▸ Task objective:
Leaving out every picture, copy the lines of the data exactly, from the first through the line containing "a_5_end = 83.5".

▸ Information provided:

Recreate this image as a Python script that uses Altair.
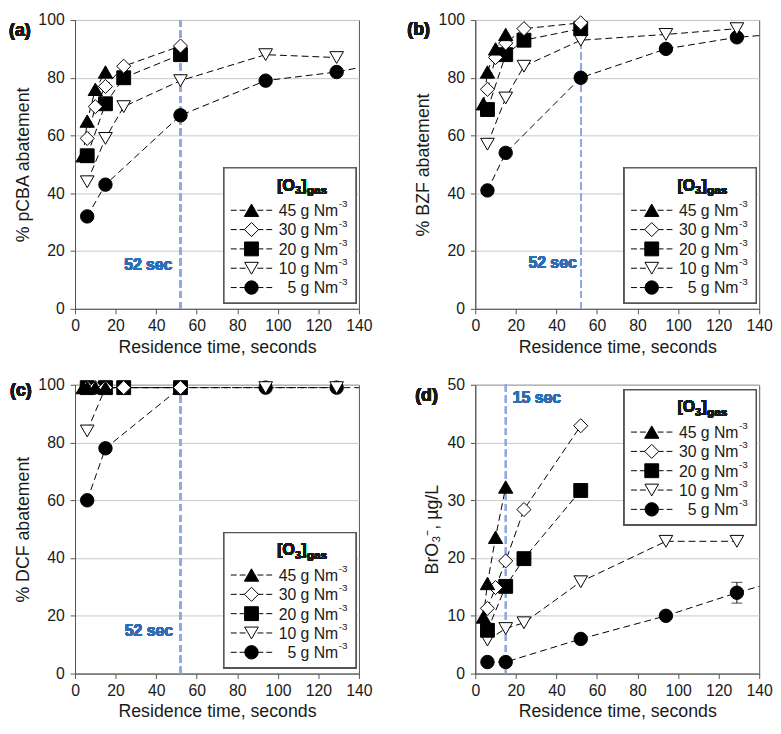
import altair as alt
import pandas as pd

FONT = "Liberation Sans"

# ---------------- data ----------------
KEYS = ["5", "10", "20", "30", "45"]          # drawing order
LEGEND_KEYS = ["45", "30", "20", "10", "5"]   # legend order
SHAPES = ["circle", "triangle-down", "square", "diamond", "triangle-up"]
FILLS = ["black", "white", "black", "white", "black"]
SIZES = [185, 210, 140, 215, 210]

# panel (a) pCBA
a_45_x = [4, 6, 10, 15];            a_45_y = [53, 65, 76, 82]
a_30_x = [6, 10, 15, 24, 52];       a_30_y = [59, 70, 77, 84, 91]
a_20_x = [6, 15, 24, 52];           a_20_y = [53, 71, 80, 88]
a_10_x = [6, 15, 24, 52, 94, 129];  a_10_y = [44, 59, 70, 79, 88, 87]
a_5_x = [6, 15, 52, 94, 129];       a_5_y = [32, 43, 67, 79, 82]
a_5_err = [0, 0, 1.5, 0, 0]
a_5_end = 83.5

# panel (b) BZF
b_45_x = [4, 6, 10, 15];            b_45_y = [71, 82, 90, 95]
b_30_x = [6, 10, 15, 24, 52];       b_30_y = [76, 87, 92, 97, 99]
b_20_x = [6, 15, 24, 52];           b_20_y = [69, 88, 93, 97]
b_10_x = [6, 15, 24, 52, 94, 129];  b_10_y = [57, 73, 84, 93, 95, 97]
b_5_x = [6, 15, 52, 94, 129];       b_5_y = [41, 54, 80, 90, 94]
b_5_err = [0, 1, 1.5, 0, 0]
b_5_end = 94.6

# panel (c) DCF
c_45_x = [4, 6, 10, 15];            c_45_y = [99, 99, 99, 99]
c_30_x = [6, 10, 15, 24, 52];       c_30_y = [99, 99, 99, 99, 99]
c_20_x = [6, 15, 24, 52];           c_20_y = [99, 99, 99, 99]
c_10_x = [6, 15, 24, 52, 94, 129];  c_10_y = [84, 99, 99, 99, 99, 99]
c_5_x = [6, 15, 52, 94, 129];       c_5_y = [60, 78, 99, 99, 99]
c_5_err = [0, 0, 0, 0, 0]
c_5_end = 99

# panel (d) bromate
d_45_x = [4, 6, 10, 15];            d_45_y = [9.8, 15.6, 23.6, 32.3]
d_30_x = [6, 10, 15, 24, 52];       d_30_y = [11.3, 14.9, 19.5, 28.4, 42.9]
d_20_x = [6, 15, 24, 52];           d_20_y = [7.5, 15.1, 19.9, 31.7]
d_10_x = [6, 15, 24, 52, 94, 129];  d_10_y = [5.8, 7.8, 8.8, 15.9, 22.9, 22.9]
d_5_x = [6, 15, 52, 94, 129];       d_5_y = [2.0, 2.0, 6.0, 10.0, 14.0]
d_5_err = [0, 0, 0, 0, 1.8]
d_5_end = 15.1

W, H = 288, 293


def build_frames(series, err5, end5):
    pts, lines, errs = [], [], []
    for k in KEYS:
        xs, ys = series[k]
        for i, (x, y) in enumerate(zip(xs, ys)):
            pts.append({"s": k, "x": x, "y": y})
            lines.append({"s": k, "x": x, "y": y})
            if k == "5" and err5[i] > 0:
                errs.append({"x": x, "lo": y - err5[i], "hi": y + err5[i]})
    lines.append({"s": "5", "x": 140, "y": end5})
    return pd.DataFrame(pts), pd.DataFrame(lines), pd.DataFrame(errs)


shape_enc = alt.Shape("s:N", scale=alt.Scale(domain=KEYS, range=SHAPES), legend=None)
fill_enc = alt.Fill("s:N", scale=alt.Scale(domain=KEYS, range=FILLS), legend=None)
size_enc = alt.Size("s:N", scale=alt.Scale(domain=KEYS, range=SIZES), legend=None)


def panel(series, err5, end5, ymax, ystep, ytitle, tag, tag_dx, tag_y,
          vx, vtext, vtext_x, vtext_y, vtext_align, leg_top):
    pts, lines, errs = build_frames(series, err5, end5)
    xs = alt.Scale(domain=[0, 140], nice=False, zero=False)
    ys = alt.Scale(domain=[0, ymax], nice=False)
    xaxis = alt.Axis(values=list(range(0, 141, 10)),
                     labelExpr="datum.value % 20 == 0 ? datum.label : ''",
                     labelOverlap=False, labelFlush=False, title="Residence time, seconds",
                     grid=False, tickSize=5, labelPadding=4, titlePadding=5)
    yaxis = alt.Axis(values=[v * ystep / 2 for v in range(0, int(2 * ymax / ystep) + 1)],
                     labelExpr=f"datum.value % {ystep} == 0 ? datum.label : ''",
                     labelOverlap=False, labelFlush=False, title=ytitle, grid=True,
                     tickSize=5, labelPadding=6, titlePadding=6)

    base_line = alt.Chart(lines).mark_line(color="black", strokeDash=[7, 4], strokeWidth=1).encode(
        x=alt.X("x:Q", scale=xs, axis=xaxis),
        y=alt.Y("y:Q", scale=ys, axis=yaxis),
        detail="s:N", order="x:Q")

    vline = alt.Chart(pts).mark_rule(color="#8fa9e3", strokeDash=[7, 4], strokeWidth=1.5).encode(
        x=alt.datum(vx))

    layers = [vline, base_line]
    if len(errs):
        eb = alt.Chart(errs).mark_rule(color="black", strokeWidth=1).encode(
            x="x:Q", y="lo:Q", y2="hi:Q")
        cap_lo = alt.Chart(errs).mark_tick(color="black", orient="horizontal", size=11, thickness=1).encode(
            x="x:Q", y="lo:Q")
        cap_hi = alt.Chart(errs).mark_tick(color="black", orient="horizontal", size=11, thickness=1).encode(
            x="x:Q", y="hi:Q")
        layers += [eb, cap_lo, cap_hi]

    points = alt.Chart(pts).mark_point(filled=True, stroke="black", strokeWidth=1,
                                       opacity=1, fillOpacity=1, strokeOpacity=1).encode(
        x="x:Q", y="y:Q", shape=shape_enc, fill=fill_enc, size=size_enc)
    layers.append(points)

    vt = alt.Chart(pts).mark_text(align=vtext_align, baseline="alphabetic", fontSize=16,
                                  fontWeight="bold", color="#2f6db5", font=FONT).encode(
        x=alt.datum(vtext_x), y=alt.datum(vtext_y), text=alt.value(vtext))
    layers.append(vt)

    tg = alt.Chart(pts).mark_text(align="left", baseline="alphabetic", fontSize=18,
                                  fontWeight="bold", color="#1a1a1a", font=FONT).encode(
        x=alt.value(tag_dx), y=alt.value(tag_y), text=alt.value(tag))
    layers.append(tg)

    # ---- legend box ----
    box = alt.Chart(pts).mark_rect(fill="white", stroke="#555555", strokeWidth=1.5).encode(
        x=alt.value(151), x2=alt.value(285), y=alt.value(leg_top), y2=alt.value(leg_top + 137))
    layers.append(box)
    tb = leg_top + 23
    for txt, xx, fs, dy in [("[O", 205, 16, 0), ("3", 223, 11, 4), ("]", 229.5, 16, 0), ("gas", 235, 12, 4)]:
        layers.append(alt.Chart(pts).mark_text(align="left", baseline="alphabetic", fontSize=fs,
                                               fontWeight="bold", color="#1a1a1a", font=FONT).encode(
            x=alt.value(xx), y=alt.value(tb + dy), text=alt.value(txt)))

    leg = pd.DataFrame({"s": LEGEND_KEYS,
                        "py": [leg_top + 43 + 19.6 * i for i in range(5)],
                        "lab": [f"{k} g Nm" for k in LEGEND_KEYS]})
    ly = alt.Y("py:Q", scale=None, axis=None)
    layers.append(alt.Chart(leg).mark_rule(color="black", strokeDash=[6, 3], strokeWidth=1).encode(
        x=alt.value(158), x2=alt.value(201), y=ly))
    layers.append(alt.Chart(leg).mark_point(filled=True, stroke="black", strokeWidth=1,
                                            opacity=1, fillOpacity=1).encode(
        x=alt.value(179), y=ly, shape=shape_enc, fill=fill_enc, size=size_enc))
    layers.append(alt.Chart(leg).mark_text(align="right", baseline="middle", fontSize=16,
                                           color="#1a1a1a", font=FONT, dy=1).encode(
        x=alt.value(267), y=ly, text="lab:N"))
    layers.append(alt.Chart(leg).mark_text(align="left", baseline="middle", fontSize=10,
                                           color="#1a1a1a", font=FONT, dy=-6).encode(
        x=alt.value(267.5), y=ly, text=alt.value("-3")))

    return alt.layer(*layers).properties(width=W, height=H)


pa = panel({"45": (a_45_x, a_45_y), "30": (a_30_x, a_30_y), "20": (a_20_x, a_20_y),
            "10": (a_10_x, a_10_y), "5": (a_5_x, a_5_y)}, a_5_err, a_5_end,
           100, 20, "% pCBA abatement", "(a)", -67, 16, 52, "52 sec", 48, 13.3, "right", 150)
pb = panel({"45": (b_45_x, b_45_y), "30": (b_30_x, b_30_y), "20": (b_20_x, b_20_y),
            "10": (b_10_x, b_10_y), "5": (b_5_x, b_5_y)}, b_5_err, b_5_end,
           100, 20, "% BZF abatement", "(b)", -69, 15, 52, "52 sec", 50, 14, "right", 150)
pc = panel({"45": (c_45_x, c_45_y), "30": (c_30_x, c_30_y), "20": (c_20_x, c_20_y),
            "10": (c_10_x, c_10_y), "5": (c_5_x, c_5_y)}, c_5_err, c_5_end,
           100, 20, "% DCF abatement", "(c)", -66, 11, 52, "52 sec", 48.3, 13, "right", 150)
pd_ = panel({"45": (d_45_x, d_45_y), "30": (d_30_x, d_30_y), "20": (d_20_x, d_20_y),
             "10": (d_10_x, d_10_y), "5": (d_5_x, d_5_y)}, d_5_err, d_5_end,
            50, 10, "BrO₃⁻, µg/L", "(d)", -61, 16, 15, "15 sec", 18.5, 46.9, "left", 5)

chart = alt.concat(pa, pb, pc, pd_, columns=2,
                   spacing={"row": 19, "column": 34}).properties(
    padding={"left": 0, "top": -2, "right": 0, "bottom": 0}
).configure_view(stroke="#555555", strokeWidth=1).configure_axis(
    labelFont=FONT, titleFont=FONT, labelFontSize=16, titleFontSize=18,
    titleFontWeight="normal", labelColor="#1a1a1a", titleColor="#1a1a1a",
    domainColor="#555555", tickColor="#555555", gridColor="#c8c8c8", gridWidth=1
).configure_text(font=FONT)

chart.save("out.html", embed_options={"renderer": "svg", "actions": False})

▸ Exercise solution:
Recreate this image as a Python script that uses Altair.
import altair as alt
import pandas as pd

FONT = "Liberation Sans"

# ---------------- data ----------------
KEYS = ["5", "10", "20", "30", "45"]          # drawing order
LEGEND_KEYS = ["45", "30", "20", "10", "5"]   # legend order
SHAPES = ["circle", "triangle-down", "square", "diamond", "triangle-up"]
FILLS = ["black", "white", "black", "white", "black"]
SIZES = [185, 210, 140, 215, 210]

# panel (a) pCBA
a_45_x = [4, 6, 10, 15];            a_45_y = [53, 65, 76, 82]
a_30_x = [6, 10, 15, 24, 52];       a_30_y = [59, 70, 77, 84, 91]
a_20_x = [6, 15, 24, 52];           a_20_y = [53, 71, 80, 88]
a_10_x = [6, 15, 24, 52, 94, 129];  a_10_y = [44, 59, 70, 79, 88, 87]
a_5_x = [6, 15, 52, 94, 129];       a_5_y = [32, 43, 67, 79, 82]
a_5_err = [0, 0, 1.5, 0, 0]
a_5_end = 83.5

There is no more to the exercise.